Scientific enquiry is also aimed at encouraging learners to apply their knowledge to the implications of a changing future world in which science raises implications for the future of our planet and our place within the universe. So our aim is for our learners to be equipped with the scientific knowledge required to understand the uses and implications of Science, today and for the future.
At Key Stage 1 pupils observe, explore and ask questions about living things, materials and physical phenomena. They begin to work together to collect evidence to help them answer questions and to link this to simple scientific ideas. They begin to evaluate evidence and consider whether tests or comparisons are fair. They use reference materials to find out more about scientific ideas. They share ideas and communicate them using scientific language, drawings, charts and tables with the help of ICT if it is appropriate.

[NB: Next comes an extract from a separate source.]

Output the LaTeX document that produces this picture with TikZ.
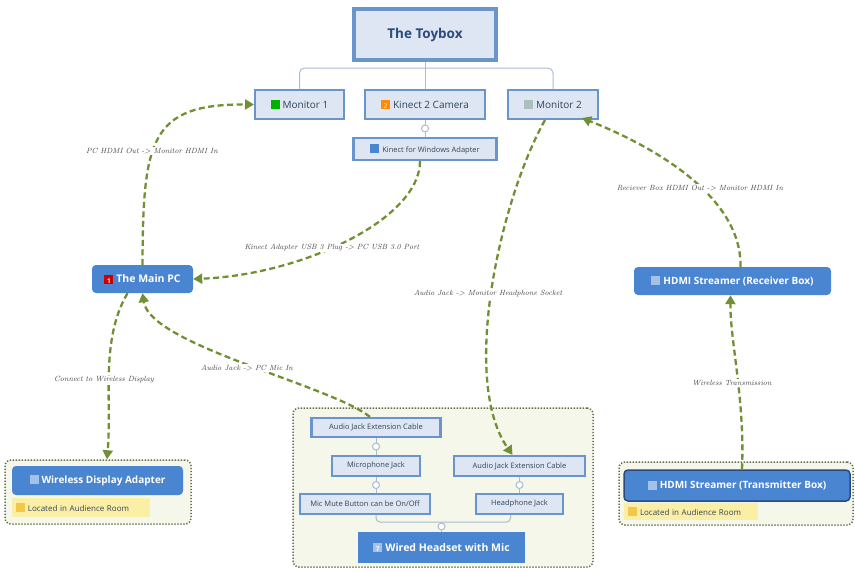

At Key Stage 2 pupils learn about a wider range of living things, materials and physical phenomena. They make links between ideas and explain things using simple models and theories. They apply their knowledge and understanding of scientific ideas to familiar phenomena, everyday things and their personal health. They think about the effects of scientific and technological developments on the environment and in other contexts. They carry out more systematic investigations, working on their own and with others. They use a range of reference sources in their work. They develop a respect for the materials and equipment they handle with regard to their own, and other children’s safety. They talk about their work and its significance, using a wide range of scientific language, conventional diagrams, charts, graphs and ICT to communicate their ideas.